### Records for the exercise
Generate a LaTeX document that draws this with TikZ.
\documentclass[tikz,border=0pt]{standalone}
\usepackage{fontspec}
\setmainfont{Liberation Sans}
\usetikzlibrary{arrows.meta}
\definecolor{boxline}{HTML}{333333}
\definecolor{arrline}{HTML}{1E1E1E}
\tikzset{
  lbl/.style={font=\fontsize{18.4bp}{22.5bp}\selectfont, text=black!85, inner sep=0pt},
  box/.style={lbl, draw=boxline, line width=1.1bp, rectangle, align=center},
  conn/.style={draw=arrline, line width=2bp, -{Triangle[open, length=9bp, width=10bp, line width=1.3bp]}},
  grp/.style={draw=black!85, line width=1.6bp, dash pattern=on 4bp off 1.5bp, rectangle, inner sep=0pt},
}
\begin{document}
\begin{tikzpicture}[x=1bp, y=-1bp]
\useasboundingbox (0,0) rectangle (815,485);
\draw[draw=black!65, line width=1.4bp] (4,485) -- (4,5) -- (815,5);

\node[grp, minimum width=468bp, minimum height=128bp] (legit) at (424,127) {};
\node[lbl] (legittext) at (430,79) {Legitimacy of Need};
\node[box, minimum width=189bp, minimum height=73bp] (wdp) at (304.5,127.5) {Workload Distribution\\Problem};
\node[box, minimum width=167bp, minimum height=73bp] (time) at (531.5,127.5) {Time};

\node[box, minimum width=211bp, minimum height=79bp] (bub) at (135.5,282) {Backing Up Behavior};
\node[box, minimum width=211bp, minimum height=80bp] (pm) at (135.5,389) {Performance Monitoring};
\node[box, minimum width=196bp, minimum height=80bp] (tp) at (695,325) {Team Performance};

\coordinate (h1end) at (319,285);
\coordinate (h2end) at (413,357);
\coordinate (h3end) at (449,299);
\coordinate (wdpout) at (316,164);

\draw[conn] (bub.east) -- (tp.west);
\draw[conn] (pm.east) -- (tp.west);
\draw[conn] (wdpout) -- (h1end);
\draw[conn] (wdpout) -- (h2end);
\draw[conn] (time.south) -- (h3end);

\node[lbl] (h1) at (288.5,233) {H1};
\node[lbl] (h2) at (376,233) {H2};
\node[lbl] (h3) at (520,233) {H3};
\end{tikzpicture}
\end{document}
==
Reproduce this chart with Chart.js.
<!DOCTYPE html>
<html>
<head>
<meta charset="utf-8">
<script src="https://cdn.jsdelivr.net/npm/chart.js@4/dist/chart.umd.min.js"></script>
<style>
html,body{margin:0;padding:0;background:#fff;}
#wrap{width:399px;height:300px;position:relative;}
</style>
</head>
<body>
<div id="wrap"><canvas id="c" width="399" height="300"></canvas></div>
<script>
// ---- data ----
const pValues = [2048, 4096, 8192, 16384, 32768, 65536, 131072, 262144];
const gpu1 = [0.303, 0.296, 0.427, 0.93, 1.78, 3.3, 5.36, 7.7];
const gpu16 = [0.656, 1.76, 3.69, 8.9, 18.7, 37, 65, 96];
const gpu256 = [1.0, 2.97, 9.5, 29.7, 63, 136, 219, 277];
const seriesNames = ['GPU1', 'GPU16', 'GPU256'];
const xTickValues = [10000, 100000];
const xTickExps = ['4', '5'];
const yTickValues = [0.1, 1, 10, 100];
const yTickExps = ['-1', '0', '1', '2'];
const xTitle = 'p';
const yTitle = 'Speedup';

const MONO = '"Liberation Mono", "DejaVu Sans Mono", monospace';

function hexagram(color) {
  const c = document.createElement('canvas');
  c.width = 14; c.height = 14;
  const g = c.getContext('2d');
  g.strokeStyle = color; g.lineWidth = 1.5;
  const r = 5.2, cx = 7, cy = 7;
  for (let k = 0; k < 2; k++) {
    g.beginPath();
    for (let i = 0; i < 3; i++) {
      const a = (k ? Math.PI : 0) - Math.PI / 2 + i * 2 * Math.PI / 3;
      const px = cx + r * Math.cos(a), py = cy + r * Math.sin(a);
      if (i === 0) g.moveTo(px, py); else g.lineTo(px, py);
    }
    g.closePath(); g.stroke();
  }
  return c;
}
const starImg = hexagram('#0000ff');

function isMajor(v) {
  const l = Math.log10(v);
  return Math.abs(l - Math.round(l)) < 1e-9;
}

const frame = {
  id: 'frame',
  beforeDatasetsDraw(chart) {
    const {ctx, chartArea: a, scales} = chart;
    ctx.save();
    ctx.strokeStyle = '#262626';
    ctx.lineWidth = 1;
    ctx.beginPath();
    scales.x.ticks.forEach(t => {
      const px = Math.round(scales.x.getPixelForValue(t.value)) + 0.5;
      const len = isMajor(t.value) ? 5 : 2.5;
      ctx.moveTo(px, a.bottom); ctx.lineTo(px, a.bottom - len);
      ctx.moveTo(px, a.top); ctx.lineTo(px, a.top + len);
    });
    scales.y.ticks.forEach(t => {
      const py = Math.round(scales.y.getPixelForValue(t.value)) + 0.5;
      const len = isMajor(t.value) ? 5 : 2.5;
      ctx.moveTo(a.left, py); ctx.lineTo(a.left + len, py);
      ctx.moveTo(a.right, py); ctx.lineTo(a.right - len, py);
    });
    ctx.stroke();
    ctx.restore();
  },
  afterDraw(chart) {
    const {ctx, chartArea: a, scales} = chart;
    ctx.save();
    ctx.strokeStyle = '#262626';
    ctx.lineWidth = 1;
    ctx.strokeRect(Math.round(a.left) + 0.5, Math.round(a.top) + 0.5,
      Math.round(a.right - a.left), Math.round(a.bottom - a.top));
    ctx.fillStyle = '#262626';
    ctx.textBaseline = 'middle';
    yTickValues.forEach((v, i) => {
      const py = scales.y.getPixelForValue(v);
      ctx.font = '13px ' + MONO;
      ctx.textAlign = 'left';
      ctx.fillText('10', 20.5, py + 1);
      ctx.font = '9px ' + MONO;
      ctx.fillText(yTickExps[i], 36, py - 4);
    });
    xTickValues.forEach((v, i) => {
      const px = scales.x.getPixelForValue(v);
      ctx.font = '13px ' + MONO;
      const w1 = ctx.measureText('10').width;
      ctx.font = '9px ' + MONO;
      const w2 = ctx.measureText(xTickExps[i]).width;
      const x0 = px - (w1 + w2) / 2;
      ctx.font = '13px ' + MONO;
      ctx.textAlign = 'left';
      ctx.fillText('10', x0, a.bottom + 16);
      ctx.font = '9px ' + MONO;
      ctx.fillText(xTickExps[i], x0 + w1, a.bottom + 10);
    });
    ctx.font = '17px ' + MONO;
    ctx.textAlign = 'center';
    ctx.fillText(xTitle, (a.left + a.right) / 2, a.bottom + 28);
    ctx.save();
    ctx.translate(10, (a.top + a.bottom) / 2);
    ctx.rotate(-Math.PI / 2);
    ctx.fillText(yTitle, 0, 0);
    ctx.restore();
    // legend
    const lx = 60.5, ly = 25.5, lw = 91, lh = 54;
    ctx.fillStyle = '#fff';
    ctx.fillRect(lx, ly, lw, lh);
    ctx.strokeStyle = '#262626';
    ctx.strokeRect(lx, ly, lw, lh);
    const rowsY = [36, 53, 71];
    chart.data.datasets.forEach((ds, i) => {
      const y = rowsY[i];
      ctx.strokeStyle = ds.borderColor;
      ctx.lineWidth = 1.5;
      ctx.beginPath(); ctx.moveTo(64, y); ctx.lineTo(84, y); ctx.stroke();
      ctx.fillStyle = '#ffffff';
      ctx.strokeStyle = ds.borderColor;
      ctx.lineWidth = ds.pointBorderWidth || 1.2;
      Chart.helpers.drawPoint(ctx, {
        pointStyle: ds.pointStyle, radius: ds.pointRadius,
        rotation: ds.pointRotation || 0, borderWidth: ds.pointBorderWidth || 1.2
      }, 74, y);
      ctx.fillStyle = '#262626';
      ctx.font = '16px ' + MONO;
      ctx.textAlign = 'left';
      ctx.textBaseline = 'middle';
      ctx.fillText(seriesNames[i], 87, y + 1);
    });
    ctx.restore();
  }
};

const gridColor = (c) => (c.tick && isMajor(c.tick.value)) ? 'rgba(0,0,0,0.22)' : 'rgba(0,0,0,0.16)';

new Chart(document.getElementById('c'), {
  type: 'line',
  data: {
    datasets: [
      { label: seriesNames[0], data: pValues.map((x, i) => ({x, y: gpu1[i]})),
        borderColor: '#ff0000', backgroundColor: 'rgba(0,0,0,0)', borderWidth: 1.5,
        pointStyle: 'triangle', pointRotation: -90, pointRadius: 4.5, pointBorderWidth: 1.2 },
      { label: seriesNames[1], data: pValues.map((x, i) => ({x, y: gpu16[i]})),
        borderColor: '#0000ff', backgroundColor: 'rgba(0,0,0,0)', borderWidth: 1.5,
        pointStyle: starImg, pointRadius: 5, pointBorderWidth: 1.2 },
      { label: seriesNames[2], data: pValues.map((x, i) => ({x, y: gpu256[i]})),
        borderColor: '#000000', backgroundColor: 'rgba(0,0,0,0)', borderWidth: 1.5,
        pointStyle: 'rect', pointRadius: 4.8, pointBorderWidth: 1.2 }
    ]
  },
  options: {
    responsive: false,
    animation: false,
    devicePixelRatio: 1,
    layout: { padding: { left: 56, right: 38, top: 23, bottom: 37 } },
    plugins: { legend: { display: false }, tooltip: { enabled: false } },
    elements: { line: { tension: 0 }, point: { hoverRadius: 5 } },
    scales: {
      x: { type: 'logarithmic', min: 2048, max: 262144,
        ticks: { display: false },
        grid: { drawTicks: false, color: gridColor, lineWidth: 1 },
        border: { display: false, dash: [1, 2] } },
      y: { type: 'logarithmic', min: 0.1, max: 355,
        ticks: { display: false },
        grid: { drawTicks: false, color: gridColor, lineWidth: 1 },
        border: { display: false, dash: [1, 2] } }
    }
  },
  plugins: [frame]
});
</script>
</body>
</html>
* * *
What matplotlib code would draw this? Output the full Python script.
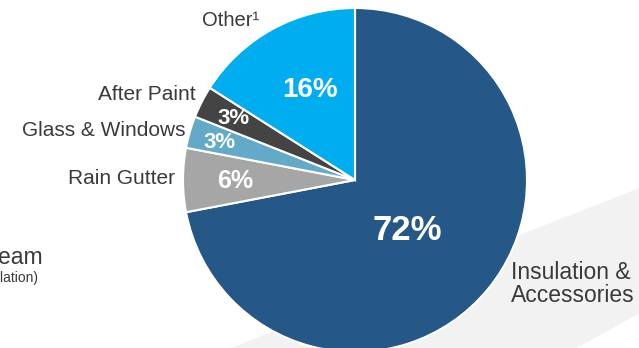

### Challenge
Reproduce the lines exactly, from the line that contains "Generate a LaTeX" through the line that contains "minimum width=167bp, minimum", and nothing more.

### Exercise answer
Generate a LaTeX document that draws this with TikZ.
\documentclass[tikz,border=0pt]{standalone}
\usepackage{fontspec}
\setmainfont{Liberation Sans}
\usetikzlibrary{arrows.meta}
\definecolor{boxline}{HTML}{333333}
\definecolor{arrline}{HTML}{1E1E1E}
\tikzset{
  lbl/.style={font=\fontsize{18.4bp}{22.5bp}\selectfont, text=black!85, inner sep=0pt},
  box/.style={lbl, draw=boxline, line width=1.1bp, rectangle, align=center},
  conn/.style={draw=arrline, line width=2bp, -{Triangle[open, length=9bp, width=10bp, line width=1.3bp]}},
  grp/.style={draw=black!85, line width=1.6bp, dash pattern=on 4bp off 1.5bp, rectangle, inner sep=0pt},
}
\begin{document}
\begin{tikzpicture}[x=1bp, y=-1bp]
\useasboundingbox (0,0) rectangle (815,485);
\draw[draw=black!65, line width=1.4bp] (4,485) -- (4,5) -- (815,5);

\node[grp, minimum width=468bp, minimum height=128bp] (legit) at (424,127) {};
\node[lbl] (legittext) at (430,79) {Legitimacy of Need};
\node[box, minimum width=189bp, minimum height=73bp] (wdp) at (304.5,127.5) {Workload Distribution\\Problem};
\node[box, minimum width=167bp, minimum height=73bp] (time) at (531.5,127.5) {Time};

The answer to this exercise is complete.